An engineering colleague of mine has a charming way to describe sourcing and sinking: blowing and sucking. A device that sources current to another “blows” current toward the other device. A device that sinks current “sucks” current from the other device. Many students seem to find these terms helpful in first mastering the distinction between sourcing and sinking despite (or perhaps because of !) their informal nature.
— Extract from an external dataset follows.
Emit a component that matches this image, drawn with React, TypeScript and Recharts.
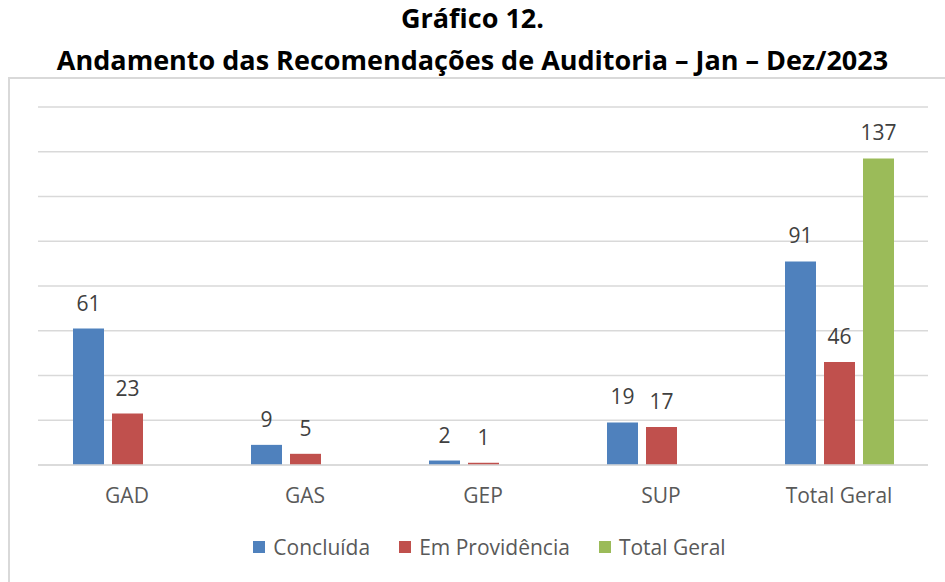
import React from 'react';
import { BarChart, Bar, XAxis, YAxis, CartesianGrid, LabelList } from 'recharts';

const categories = ['GAD', 'GAS', 'GEP', 'SUP', 'Total Geral'];
const concluida = [61, 9, 2, 19, 91];
const emProvidencia = [23, 5, 1, 17, 46];
const totalGeral = [null, null, null, null, 137];
const yTicks = [0, 20, 40, 60, 80, 100, 120, 140, 160];

const series = [
  { key: 'concluida', name: 'Concluída', color: '#4f81bd' },
  { key: 'emProvidencia', name: 'Em Providência', color: '#c0504d' },
  { key: 'totalGeral', name: 'Total Geral', color: '#9bbb59' },
];

const data = categories.map((name, i) => ({
  name,
  concluida: concluida[i],
  emProvidencia: emProvidencia[i],
  totalGeral: totalGeral[i],
}));

const chartFont = '"Open Sans", sans-serif';

const App = () => {
  return (
    <div style={{ position: 'absolute', left: 0, top: 0, width: 945, height: 582, background: '#fff', overflow: 'hidden' }}>
      {/* frame */}
      <div style={{ position: 'absolute', left: 8, top: 77, width: 960, height: 520, border: '2px solid #d9d9d9' }} />

      {/* title */}
      <div style={{ position: 'absolute', left: 0, top: 0, width: 945, textAlign: 'center', fontFamily: '"Open Sans", sans-serif', fontWeight: 'bold', fontSize: 27, color: '#000' }}>
        <div style={{ lineHeight: '36px' }}>Gráfico 12.</div>
        <div style={{ lineHeight: '47px' }}>Andamento das Recomendações de Auditoria – Jan – Dez/2023</div>
      </div>

      <div style={{ position: 'absolute', left: 0, top: 0 }}>
        <BarChart width={945} height={582} data={data} barSize={31} barGap={8}
          margin={{ top: 107, right: 17, bottom: 77, left: 38 }}>
          <CartesianGrid vertical={false} stroke="#d9d9d9" strokeWidth={1.5} />
          <YAxis hide domain={[0, 160]} ticks={yTicks} width={0} />
          <XAxis dataKey="name" axisLine={{ stroke: '#d9d9d9', strokeWidth: 1.5 }} tickLine={false} height={40}
            tick={{ fill: '#595959', fontSize: 21, fontFamily: chartFont }} dy={15} />
          {series.map((s) => (
            <Bar key={s.key} dataKey={s.key} name={s.name} fill={s.color} isAnimationActive={false}>
              <LabelList dataKey={s.key} position="top" offset={18}
                style={{ fill: '#404040', fontSize: 21, fontFamily: chartFont }} />
            </Bar>
          ))}
        </BarChart>
      </div>

      {/* legend */}
      <div style={{ position: 'absolute', left: 0, top: 533, width: 945, display: 'flex', justifyContent: 'center', fontFamily: chartFont, fontSize: 21, color: '#595959' }}>
        <div style={{ display: 'flex', gap: 29, marginLeft: 34 }}>
          {series.map((s) => (
            <div key={s.key} style={{ display: 'flex', alignItems: 'center' }}>
              <span style={{ display: 'inline-block', width: 12, height: 12, background: s.color, marginRight: 8 }} />
              <span>{s.name}</span>
            </div>
          ))}
        </div>
      </div>
    </div>
  );
};

export default App;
If the discrete device connecting to the PLC is not polarity-sensitive, either type of PLC I/O module will suffice. For example, the following diagrams show a mechanical limit switch connecting to a sinking PLC input and to a sourcing PLC input:
Note the differences in polarity and labeling between the sinking card’s common terminal and the sourcing card’s common terminal. On the “sinking” card, the input channel terminal is positive while the common (“Com”) terminal is negative. On the “sourcing” card, the input channel terminal is negative while the common (“VDC”) terminal is positive.
Some discrete sensing devices are polarity-sensitive, such as electronic proximity sensors containing transistor outputs. A “sourcing” proximity switch can only interface with a “sinking” PLC input channel, and vice-versa:
In all cases, the “sourcing” device sends current out of its signal terminal while the “sinking”
device takes current into its signal terminal.
Two photographs of a DC (sinking) discrete input module for an Allen-Bradley model SLC 500 PLC are shown here: one with the plastic cover closed over the connection terminals, and the other with the plastic cover opened up for viewing the terminals. A legend on the inside of the cover shows the purpose of each screw terminal: eight input channels (numbered 0 through 7) and two redundant “DC Com” terminals for the negative pole of the DC power supply to connect:
A standard feature found on practically every PLC discrete I/O module is a set of LED indicators visually indicating the status of each bit (discrete channel). On the SLC 500 module, the LEDs appear as a cluster of eight numbered squares near the top of the module.
A photograph of discrete output terminals on another brand of PLC (a Koyo model DL06) shows somewhat different labelling:
Here, each output channel terminal is designated with a letter/number code beginning with the letter “Y”. Several “common” terminals labeled with “C” codes service clusters of output channels. In this particular case, each “common” terminal is common only to four output channels. With sixteen total output channels on this PLC, this means there are four different “common” terminals. While this may seem somewhat strange (why not just have one “common” terminal for all sixteen output channels?), it more readily permits different DC power supplies to service different sets of output channels.
Electrical polarity is not an issue with AC discrete I/O, since the polarity of AC reverses periodically anyway. However, there is still the matter of whether the “common” terminal on a discrete PLC module will connect to the neutral (grounded) or hot (ungrounded) AC power conductor.
The next photograph shows a discrete AC output module for an Allen-Bradley SLC 500 PLC, using TRIACs as power switching devices rather than transistors as is customary with DC discrete output modules:
This particular eight-channel module provides two sets of TRIACs for switching power to AC loads, each set of four TRIACs receiving AC power from a “hot” terminal (VAC 1 or VAC 2), the other side of the load device being connected to the “neutral” (grounded) conductor of the AC power source.
Fortunately, the hardware reference manual supplied by the manufacturer of every PLC shows diagrams illustrating how to connect discrete input and output channels to field devices. One should always consult these diagrams before connecting devices to the I/O points of a PLC!